Booting a New Mac Pro from an Older OS X


If you recently bought a new Mac, it is firmwared to the latest operating system that existed when it was designed. This means nothing to anyone who bought an iMac or Macintosh laptop. But if you bought a tower like the Mac Pro, then this is something you may want to learn more about.

The Mac Pro series from Apple is the preferred computer for graphic designers. Among other things, it features four available hard drive bays allowing users to add a few of their own hard drives. Graphic designers will often put in hard drives from previous Macs in these open slots. Some may even want to boot their Mac into an older operating system on one of these drives to use old PowerPC programs since they are no longer supported in Mac OS X Lion. This is where problems can occur.

If you plan to add a hard drive in your Mac Pro from an older Mac, be aware that some things may not work if you boot from an operating system older than Mac OS X Snow Leopard. The reason is because your new Mac Pro has been firmwared to the latest operating system available when it was designed. In most cases that’s Mac OS X Snow Leopard and above.

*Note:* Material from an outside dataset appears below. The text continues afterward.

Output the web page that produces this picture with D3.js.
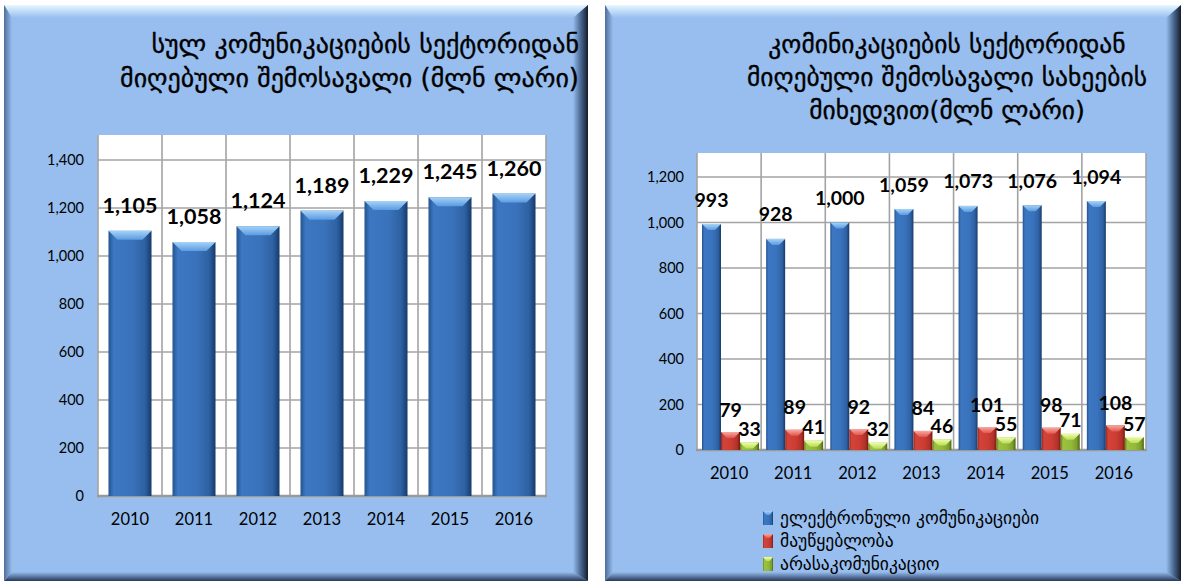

So what will happen if you boot from an operating system older than Snow Leopard on a new Mac Pro. Well we did just that with a hard drive containing a 2007 version of Leopard. Here’s what we found. First, the power management didn’t work. That means the computer couldn’t go to sleep and when it tried to it froze up. The same was true of the screen saver. None worked with the exception of the “Computer Name” screen saver featuring the Apple logo. Some of the function keys on the keyboard didn’t match up. For example, the keys to control audio volume opened and closed the DVD tray. In general the display redraw was choppy, probably because the operating system didn’t have the right driver for the video card and was using something generic instead. Programs did open and close, but in general they ran slow and were unstable. More than a few times they froze up. And worst of all, the computer couldn’t shut down.

So what’s the solution if you want to run your new Mac Pro from an older operating system? To avoid problems you should make sure you’re running Snow Leopard on any old hard drives you want boot from with your new Mac Pro. There are 2 basic strategies you can use to accomplish this.

STRATEGY 1 (Not Recommended)

  1. Purchase a copy of Snow Leopard ($29 online from Apple)
  2. Boot your computer from the old hard drive
  3. Insert the Snow Leopard Install DVD and install
  4. This method is marked “Not Recommended” because if something goes wrong you could loose the information on your hard drive. If, however, you don’t want to buy a new hard drive, this is the method you will have to use.

STRATEGY 2 (Recommended)

  1. Purchase a new hard drive
  2. Install the new hard drive in an open bay in your Mac Pro
  3. Format the new hard drive as a boot drive (Mac Journaled)
  4. Purchase a copy of Snow Leopard ($29 online from Apple)
  5. Boot your computer from the old hard drive
  6. Insert the Snow Leopard Install DVD and install on the new hard drive
  7. Transfer settings from your old hard drive using the installer when prompted or by using Migration Assistant later
  8. If you have Adobe Creative Suite on the old hard drive be sure to deactivate it and choose the “Erase Serial Number” option when you do. Otherwise you may run into problems activating the software.

The idea that a computer would be designed for the latest operating system just makes sense. It’s somewhat of a testament to the power of Apple’s operating system that an old OS would even boot up a new Mac at all. In the test described earlier, we were booting up a new 2012 Mac Pro from OS X Leopard which was release five years ago in 2007. The version of Leopard used had been updated with the latest Leopard software updates from Apple.